- **Exercise task**: Reproduce the lines of the material exactly, excluding every image.

- **Data segment**:
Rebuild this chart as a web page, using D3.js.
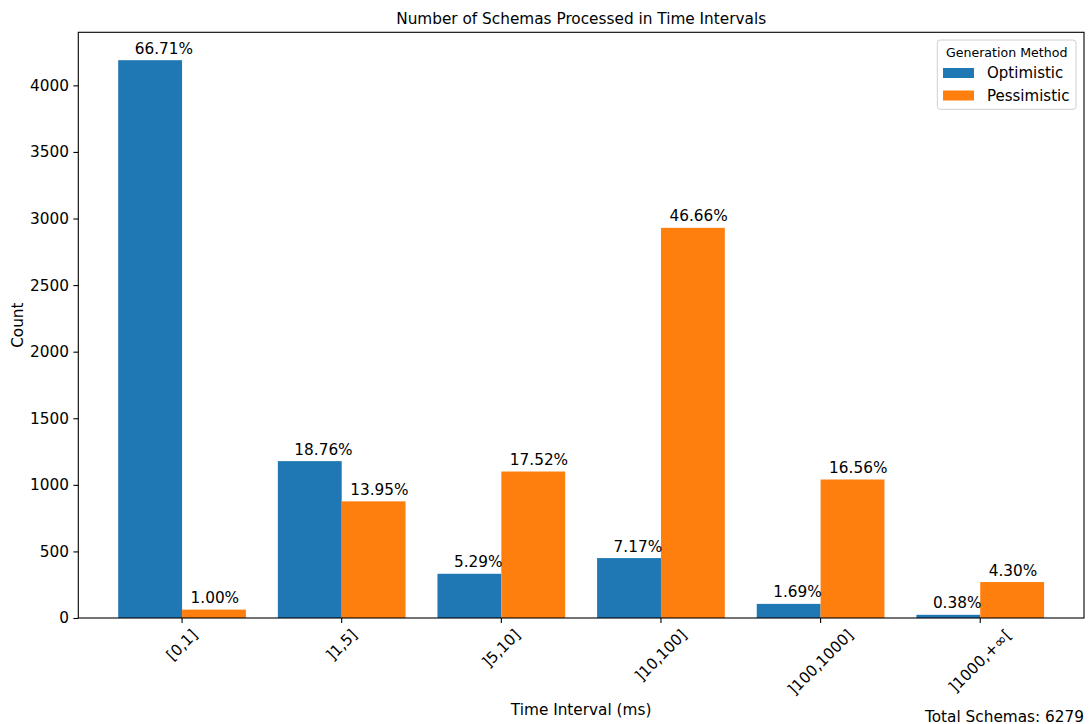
<!DOCTYPE html>
<html>
<head>
<meta charset="utf-8">
<script src="https://cdn.jsdelivr.net/npm/d3@7"></script>
<style>
  html, body { margin: 0; padding: 0; background: #fff; }
  svg { display: block; font-family: "DejaVu Sans", sans-serif; }
</style>
</head>
<body>
<svg id="chart" width="1089" height="724"></svg>
<script>
// Schema counts per processing-time interval
const intervals = ["[0,1]", "]1,5]", "]5,10]", "]10,100]", "]100,1000]", "]1000,+\u221E["];
const optimistic = [4189, 1178, 332, 450, 106, 24];
const pessimistic = [63, 876, 1100, 2930, 1040, 270];
const optimisticPct = ["66.71%", "18.76%", "5.29%", "7.17%", "1.69%", "0.38%"];
const pessimisticPct = ["1.00%", "13.95%", "17.52%", "46.66%", "16.56%", "4.30%"];
const yTicks = [0, 500, 1000, 1500, 2000, 2500, 3000, 3500, 4000];
const totalSchemas = 6279;

const series = [
  { name: "Optimistic", values: optimistic, pct: optimisticPct, color: "#1f77b4", shift: -0.4, labelPad: 16.5 },
  { name: "Pessimistic", values: pessimistic, pct: pessimisticPct, color: "#ff7f0e", shift: 0, labelPad: 8.5 }
];

const FS = 15.3;
const svg = d3.select("#chart");
const plot = { left: 78.3, right: 1084, top: 32.3, bottom: 618 };
const barW = 0.4;

const x = d3.scaleLinear().domain([-0.65, intervals.length - 0.35]).range([plot.left, plot.right]);
const yMax = d3.max([...optimistic, ...pessimistic]) * 1.05;
const y = d3.scaleLinear().domain([0, yMax]).range([plot.bottom, plot.top]);

// Bars
series.forEach(s => {
  svg.append("g").selectAll("rect")
    .data(s.values)
    .join("rect")
    .attr("x", (d, i) => x(i + s.shift))
    .attr("y", d => y(d))
    .attr("width", (d, i) => x(i + s.shift + barW) - x(i + s.shift))
    .attr("height", d => y(0) - y(d))
    .attr("fill", s.color);
});

// Percentage labels above bars
series.forEach(s => {
  svg.append("g").selectAll("text")
    .data(s.values)
    .join("text")
    .attr("x", (d, i) => x(i + s.shift) + s.labelPad)
    .attr("y", d => y(d) - 6.5)
    .attr("font-size", FS)
    .attr("fill", "#000")
    .text((d, i) => s.pct[i]);
});

// Y axis
const yAxis = d3.axisLeft(y).tickValues(yTicks).tickSize(4.9).tickPadding(4.5).tickFormat(d3.format("d"));
const yg = svg.append("g").attr("transform", `translate(${plot.left},0)`).call(yAxis);
yg.select(".domain").remove();
yg.selectAll(".tick line").attr("stroke", "#000").attr("stroke-width", 1.1);
yg.selectAll(".tick text").attr("font-size", FS).attr("fill", "#000")
  .attr("font-family", "DejaVu Sans");

// X axis ticks with rotated labels
const xg = svg.append("g");
intervals.forEach((label, i) => {
  const cx = x(i);
  xg.append("line")
    .attr("x1", cx).attr("x2", cx)
    .attr("y1", plot.bottom).attr("y2", plot.bottom + 4.9)
    .attr("stroke", "#000").attr("stroke-width", 1.1);
  const g = xg.append("g");
  g.append("text")
    .attr("text-anchor", "middle")
    .attr("font-size", FS)
    .attr("fill", "#000")
    .attr("transform", "rotate(-45)")
    .text(label);
  const bb = g.node().getBBox();
  const top = plot.bottom + 8;
  g.attr("transform", `translate(${cx - (bb.x + bb.width / 2)},${top - bb.y})`);
});

// Frame
svg.append("rect")
  .attr("x", plot.left).attr("y", plot.top)
  .attr("width", plot.right - plot.left).attr("height", plot.bottom - plot.top)
  .attr("fill", "none").attr("stroke", "#000").attr("stroke-width", 1.1);

// Title and axis labels
svg.append("text")
  .attr("x", (plot.left + plot.right) / 2).attr("y", 23.5)
  .attr("text-anchor", "middle").attr("font-size", FS)
  .text("Number of Schemas Processed in Time Intervals");

svg.append("text")
  .attr("transform", `translate(23,${(plot.top + plot.bottom) / 2}) rotate(-90)`)
  .attr("text-anchor", "middle").attr("font-size", FS)
  .text("Count");

svg.append("text")
  .attr("x", (plot.left + plot.right) / 2).attr("y", 714.5)
  .attr("text-anchor", "middle").attr("font-size", FS)
  .text("Time Interval (ms)");

svg.append("text")
  .attr("x", plot.right).attr("y", 721.5)
  .attr("text-anchor", "end").attr("font-size", FS)
  .text(`Total Schemas: ${totalSchemas}`);

// Legend
const lg = svg.append("g");
lg.append("rect")
  .attr("x", 937.3).attr("y", 40).attr("width", 138.7).attr("height", 69.3)
  .attr("rx", 3).attr("fill", "#fff").attr("fill-opacity", 0.8)
  .attr("stroke", "#d0d0d0").attr("stroke-width", 1);
lg.append("text")
  .attr("x", (937.3 + 1076) / 2).attr("y", 56.5)
  .attr("text-anchor", "middle").attr("font-size", 12.6)
  .text("Generation Method");
series.forEach((s, i) => {
  const cy = 73 + i * 22.5;
  lg.append("rect")
    .attr("x", 943).attr("y", cy - 5).attr("width", 31).attr("height", 10)
    .attr("fill", s.color);
  lg.append("text")
    .attr("x", 987).attr("y", cy + 5.3)
    .attr("font-size", 15)
    .text(s.name);
});
</script>
</body>
</html>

- **Answer to the task**:
Rebuild this chart as a web page, using D3.js.
<!DOCTYPE html>
<html>
<head>
<meta charset="utf-8">
<script src="https://cdn.jsdelivr.net/npm/d3@7"></script>
<style>
  html, body { margin: 0; padding: 0; background: #fff; }
  svg { display: block; font-family: "DejaVu Sans", sans-serif; }
</style>
</head>
<body>
<svg id="chart" width="1089" height="724"></svg>
<script>
// Schema counts per processing-time interval
const intervals = ["[0,1]", "]1,5]", "]5,10]", "]10,100]", "]100,1000]", "]1000,+\u221E["];
const optimistic = [4189, 1178, 332, 450, 106, 24];
const pessimistic = [63, 876, 1100, 2930, 1040, 270];
const optimisticPct = ["66.71%", "18.76%", "5.29%", "7.17%", "1.69%", "0.38%"];
const pessimisticPct = ["1.00%", "13.95%", "17.52%", "46.66%", "16.56%", "4.30%"];
const yTicks = [0, 500, 1000, 1500, 2000, 2500, 3000, 3500, 4000];
const totalSchemas = 6279;

const series = [
  { name: "Optimistic", values: optimistic, pct: optimisticPct, color: "#1f77b4", shift: -0.4, labelPad: 16.5 },
  { name: "Pessimistic", values: pessimistic, pct: pessimisticPct, color: "#ff7f0e", shift: 0, labelPad: 8.5 }
];

const FS = 15.3;
const svg = d3.select("#chart");
const plot = { left: 78.3, right: 1084, top: 32.3, bottom: 618 };
const barW = 0.4;

const x = d3.scaleLinear().domain([-0.65, intervals.length - 0.35]).range([plot.left, plot.right]);
const yMax = d3.max([...optimistic, ...pessimistic]) * 1.05;
const y = d3.scaleLinear().domain([0, yMax]).range([plot.bottom, plot.top]);

// Bars
series.forEach(s => {
  svg.append("g").selectAll("rect")
    .data(s.values)
    .join("rect")
    .attr("x", (d, i) => x(i + s.shift))
    .attr("y", d => y(d))
    .attr("width", (d, i) => x(i + s.shift + barW) - x(i + s.shift))
    .attr("height", d => y(0) - y(d))
    .attr("fill", s.color);
});

// Percentage labels above bars
series.forEach(s => {
  svg.append("g").selectAll("text")
    .data(s.values)
    .join("text")
    .attr("x", (d, i) => x(i + s.shift) + s.labelPad)
    .attr("y", d => y(d) - 6.5)
    .attr("font-size", FS)
    .attr("fill", "#000")
    .text((d, i) => s.pct[i]);
});

// Y axis
const yAxis = d3.axisLeft(y).tickValues(yTicks).tickSize(4.9).tickPadding(4.5).tickFormat(d3.format("d"));
const yg = svg.append("g").attr("transform", `translate(${plot.left},0)`).call(yAxis);
yg.select(".domain").remove();
yg.selectAll(".tick line").attr("stroke", "#000").attr("stroke-width", 1.1);
yg.selectAll(".tick text").attr("font-size", FS).attr("fill", "#000")
  .attr("font-family", "DejaVu Sans");

// X axis ticks with rotated labels
const xg = svg.append("g");
intervals.forEach((label, i) => {
  const cx = x(i);
  xg.append("line")
    .attr("x1", cx).attr("x2", cx)
    .attr("y1", plot.bottom).attr("y2", plot.bottom + 4.9)
    .attr("stroke", "#000").attr("stroke-width", 1.1);
  const g = xg.append("g");
  g.append("text")
    .attr("text-anchor", "middle")
    .attr("font-size", FS)
    .attr("fill", "#000")
    .attr("transform", "rotate(-45)")
    .text(label);
  const bb = g.node().getBBox();
  const top = plot.bottom + 8;
  g.attr("transform", `translate(${cx - (bb.x + bb.width / 2)},${top - bb.y})`);
});

// Frame
svg.append("rect")
  .attr("x", plot.left).attr("y", plot.top)
  .attr("width", plot.right - plot.left).attr("height", plot.bottom - plot.top)
  .attr("fill", "none").attr("stroke", "#000").attr("stroke-width", 1.1);

// Title and axis labels
svg.append("text")
  .attr("x", (plot.left + plot.right) / 2).attr("y", 23.5)
  .attr("text-anchor", "middle").attr("font-size", FS)
  .text("Number of Schemas Processed in Time Intervals");

svg.append("text")
  .attr("transform", `translate(23,${(plot.top + plot.bottom) / 2}) rotate(-90)`)
  .attr("text-anchor", "middle").attr("font-size", FS)
  .text("Count");

svg.append("text")
  .attr("x", (plot.left + plot.right) / 2).attr("y", 714.5)
  .attr("text-anchor", "middle").attr("font-size", FS)
  .text("Time Interval (ms)");

svg.append("text")
  .attr("x", plot.right).attr("y", 721.5)
  .attr("text-anchor", "end").attr("font-size", FS)
  .text(`Total Schemas: ${totalSchemas}`);

// Legend
const lg = svg.append("g");
lg.append("rect")
  .attr("x", 937.3).attr("y", 40).attr("width", 138.7).attr("height", 69.3)
  .attr("rx", 3).attr("fill", "#fff").attr("fill-opacity", 0.8)
  .attr("stroke", "#d0d0d0").attr("stroke-width", 1);
lg.append("text")
  .attr("x", (937.3 + 1076) / 2).attr("y", 56.5)
  .attr("text-anchor", "middle").attr("font-size", 12.6)
  .text("Generation Method");
series.forEach((s, i) => {
  const cy = 73 + i * 22.5;
  lg.append("rect")
    .attr("x", 943).attr("y", cy - 5).attr("width", 31).attr("height", 10)
    .attr("fill", s.color);
  lg.append("text")
    .attr("x", 987).attr("y", cy + 5.3)
    .attr("font-size", 15)
    .text(s.name);
});
</script>
</body>
</html>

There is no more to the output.